Deference to the TCJA reveals that it is, in fact, good policy with bipartisan appeal. The most obvious thing to fix about the TCJA is to make its key provisions permanent.
Republicans passed the TCJA through budget reconciliation in 2017. Democrats decried the law as “tax cuts for the rich,” funded by a middle-class tax hike. Yet the Joint Committee on Taxation found that the TCJA made the tax code more progressive. And the Congressional Budget Office found that the law cut tax rates across the board, not just for the wealthy. Even the Washington Post belatedly reported that most households got a tax cut.
The TCJA reformed individual and business taxes. Income tax rates were cut for all income levels, with the top rate falling from 39.6 percent to 37 percent. The law nearly doubled the standard deduction and the child tax credit. To pay for these revenue reductions, the TCJA eliminated the personal exemption, capped the deduction for state and local taxes, and limited deductions for mortgage interest and charitable contributions.
The law’s business tax reforms were far more important for American global competitiveness. The corporate rate was slashed from 35 percent to 21 percent, and businesses were allowed full and immediate expensing for investments in short-lived (20 years and less) capital assets. The tax code’s business net-interest deduction was limited. Combined with full expensing, these changes removed the code’s bias for debt financing over equity financing. The TCJA also modernized the U.S. corporate tax system by moving to territorial taxation, coupled with provisions to prevent profit off-shoring. Finally, smaller pass-through businesses received a 20 percent deduction against taxable income.
In all of this, congressional Democrats found nothing to change in their quest to raise taxes. Perhaps they’ve conceded the reality that the TCJA, though imperfect, significantly improved the American tax system.

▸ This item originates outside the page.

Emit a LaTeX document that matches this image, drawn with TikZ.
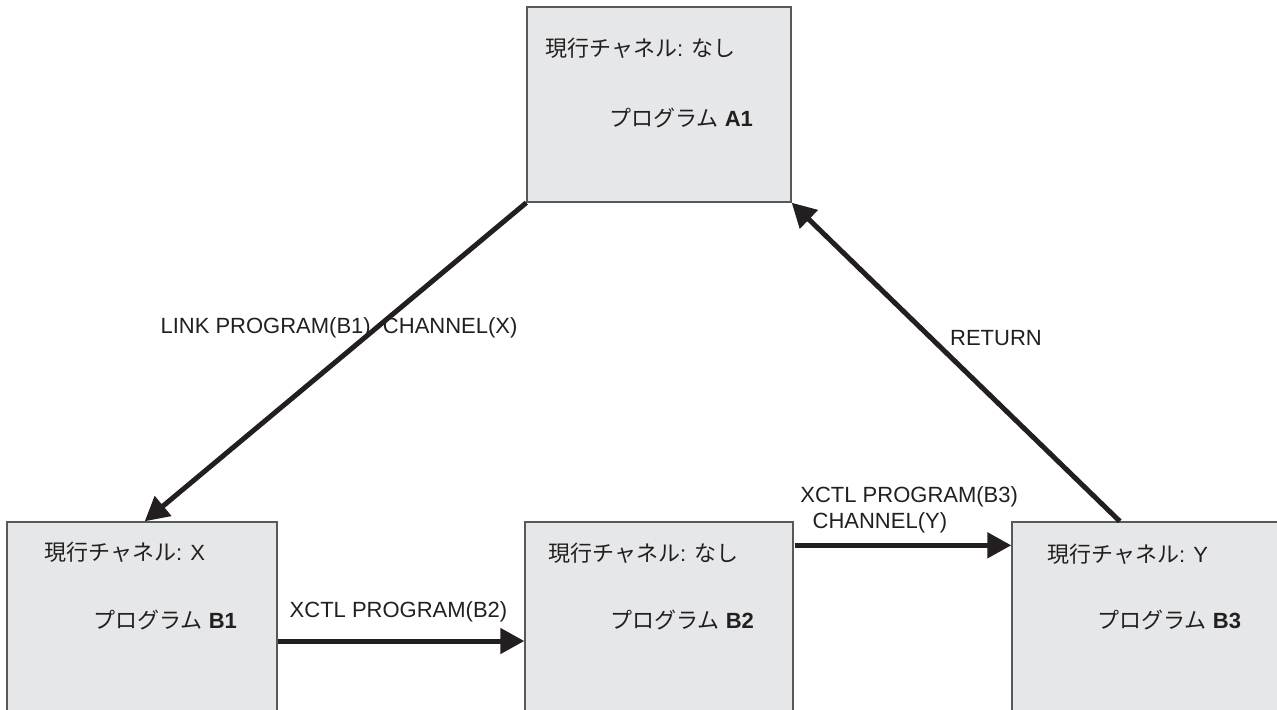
\documentclass[tikz,border=0pt]{standalone}
\usepackage{fontspec}
\setmainfont{Liberation Sans}
\newfontfamily\jp{Noto Sans CJK JP}
\usetikzlibrary{arrows.meta,calc}
\definecolor{boxfill}{HTML}{E6E7E8}
\definecolor{boxline}{HTML}{58595B}
\definecolor{ink}{HTML}{231F20}
\begin{document}
\begin{tikzpicture}[x=0.5pt,y=-0.5pt,
  progbox/.style={draw=boxline,line width=0.7pt,fill=boxfill,rectangle,inner sep=0pt},
  txt/.style={font=\fontsize{11}{13}\selectfont,text=ink,inner sep=0pt},
  intxt/.style={txt,anchor=west},
  flow/.style={draw=ink,line width=2.5pt,-{Triangle[length=12pt,width=12.5pt]}}]
\useasboundingbox (0,0) rectangle (1277,709);
\clip (0,0) rectangle (1277,709);
% boxes
\node[progbox,minimum width=132pt,minimum height=97.5pt] (A1) at (659,104.5) {};
\node[progbox,minimum width=135pt,minimum height=119pt] (B1) at (142,641) {};
\node[progbox,minimum width=134pt,minimum height=119pt] (B2) at (659,641) {};
\node[progbox,minimum width=144pt,minimum height=119pt] (B3) at (1156,641) {};
% box texts
\node[intxt] (A1c) at (545,48) {{\jp 現行チャネル}: {\jp なし}};
\node[intxt] (A1p) at (609,118) {{\jp プログラム} \textbf{A1}};
\node[intxt] (B1c) at (44,552) {{\jp 現行チャネル}: X};
\node[intxt] (B1p) at (93,620) {{\jp プログラム} \textbf{B1}};
\node[intxt] (B2c) at (548,553) {{\jp 現行チャネル}: {\jp なし}};
\node[intxt] (B2p) at (610,620) {{\jp プログラム} \textbf{B2}};
\node[intxt] (B3c) at (1047,554) {{\jp 現行チャネル}: Y};
\node[intxt] (B3p) at (1097,620) {{\jp プログラム} \textbf{B3}};
% connectors
\draw[flow] (A1.south west) -- ($(B1.north west)!0.51!(B1.north east)$);
\draw[flow] ($(B3.north west)!0.375!(B3.north east)$) -- (A1.south east);
\draw[flow] (B1.east) -- (B2.west);
\draw[flow] ($(B2.north east)+(1,24)$) -- ($(B3.north west)+(0,24)$);
% labels
\node[txt] (Llink) at (339,328) {LINK PROGRAM(B1)\ \ CHANNEL(X)};
\node[txt] (Lret) at (996,338) {RETURN};
\node[txt] (Lx2) at (398.5,612) {XCTL PROGRAM(B2)};
\node[txt,anchor=west,align=left] (Lx3) at (800,510) {XCTL PROGRAM(B3)\\\ \ CHANNEL(Y)};
\end{tikzpicture}
\end{document}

Biden’s IRA, on the other hand, raises tax revenue by imposing a 15 percent tax on corporate book income (the income that corporations report on financial statements to shareholders). This strange policy outsources the definition of taxable income from the Internal Revenue Code—written by the people’s elected representatives to Congress—to the private, unelected Financial Accounting Standards Board, a professional organization that sets accounting standards. Tax revenue is also expected to increase through increased IRS enforcement and a new 1 percent tax on stock buybacks.

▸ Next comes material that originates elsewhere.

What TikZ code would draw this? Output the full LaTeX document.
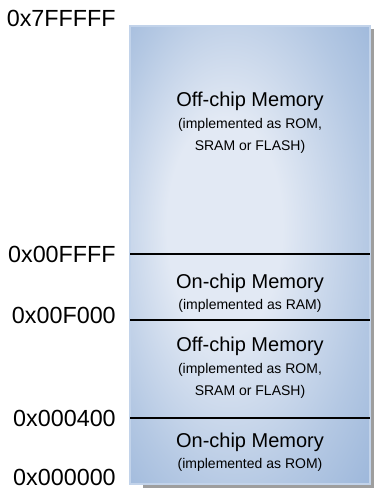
\documentclass[tikz,border=0pt]{standalone}
\usepackage{fontspec}
\setmainfont{Liberation Sans}
\definecolor{memlight}{HTML}{E2E9F4}
\definecolor{memmid}{HTML}{B4C8E3}
\definecolor{memdark}{HTML}{88A8D3}
\definecolor{memedge}{HTML}{C2D3EA}
\pgfdeclareradialshading{memshade}{\pgfpoint{-7bp}{4bp}}{%
  color(0bp)=(memlight); color(12bp)=(memlight);
  color(28bp)=(memmid); color(46bp)=(memdark); color(50bp)=(memdark)}
\newcommand{\subtext}{\fontsize{10.5}{13.5}\selectfont}
\begin{document}
\begin{tikzpicture}[x=0.75pt,y=-0.75pt,
        addr/.style={anchor=east,inner sep=0pt,font=\fontsize{17.5}{20}\selectfont},
        region/.style={align=center,inner sep=0pt,font=\fontsize{15}{17}\selectfont},
        divider/.style={black,line width=0.9pt}]
        \useasboundingbox (0,0) rectangle (374,488);
        % shadow and memory block
        \fill[black!38] (143,29) rectangle (374,488);
        \shade[shading=memshade] (130,26) rectangle (370,484);
        \draw[memedge,line width=0.8pt] (130,26) rectangle (370,484);
        % boundaries between regions
        \coordinate (l1) at (130,254); \coordinate (r1) at (370,254);
        \coordinate (l2) at (130,320); \coordinate (r2) at (370,320);
        \coordinate (l3) at (130,418); \coordinate (r3) at (370,418);
        \draw[divider] (l1) -- (r1);
        \draw[divider] (l2) -- (r2);
        \draw[divider] (l3) -- (r3);
        % regions
        \node[region] (offchipHi) at (250,123) {Off-chip Memory\\[-1pt]
            {\subtext (implemented as ROM,}\\
            {\subtext SRAM or FLASH)}};
        \node[region] (onchipRam) at (250,293) {On-chip Memory\\[-1pt]
            {\subtext (implemented as RAM)}};
        \node[region] (offchipLo) at (250,368) {Off-chip Memory\\[-1pt]
            {\subtext (implemented as ROM,}\\
            {\subtext SRAM or FLASH)}};
        \node[region] (onchipRom) at (250,452) {On-chip Memory\\[-1pt]
            {\subtext (implemented as ROM)}};
        % addresses
        \node[addr] (a7FFFFF) at (116,18) {0x7FFFFF};
        \node[addr] (a00FFFF) at (116,254) {0x00FFFF};
        \node[addr] (a00F000) at (116,315) {0x00F000};
        \node[addr] (a000400) at (116,418) {0x000400};
        \node[addr] (a000000) at (116,477) {0x000000};
\end{tikzpicture}
\end{document}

The TCJA was a fiscal white whale that Democratic leaders promised to harpoon. Yet they left it unscathed. One explanation for why comes from Manhattan Institute senior fellow Brian Riedl, who argues that despite its party-line vote, the TCJA was more bipartisan than Democrats want to admit. As a Senate staffer, Riedl listened to Democrats concede that lower corporate rates, full expensing, and a territorial business tax system were commonsense policies—but they worried about angering progressive activists.
Perhaps Democrats became trapped by their own successful messaging campaign against the TCJA, which prevented them from publicly admitting its merits. As two New York Times columnists wrote in a 2019 synopsis: “To a large degree, the gap between perception and reality on the tax cuts appears to flow from a sustained—and misleading—effort by liberal opponents of the law to brand it as a broad middle-class tax increase.”
The TCJA does have one obvious flaw: some critical provisions will expire in coming years. The law should be made permanent, which would enhance U.S. competitiveness and encourage reshoring American supply chains.
That work belongs to a future Congress. For now, the TCJA remains intact.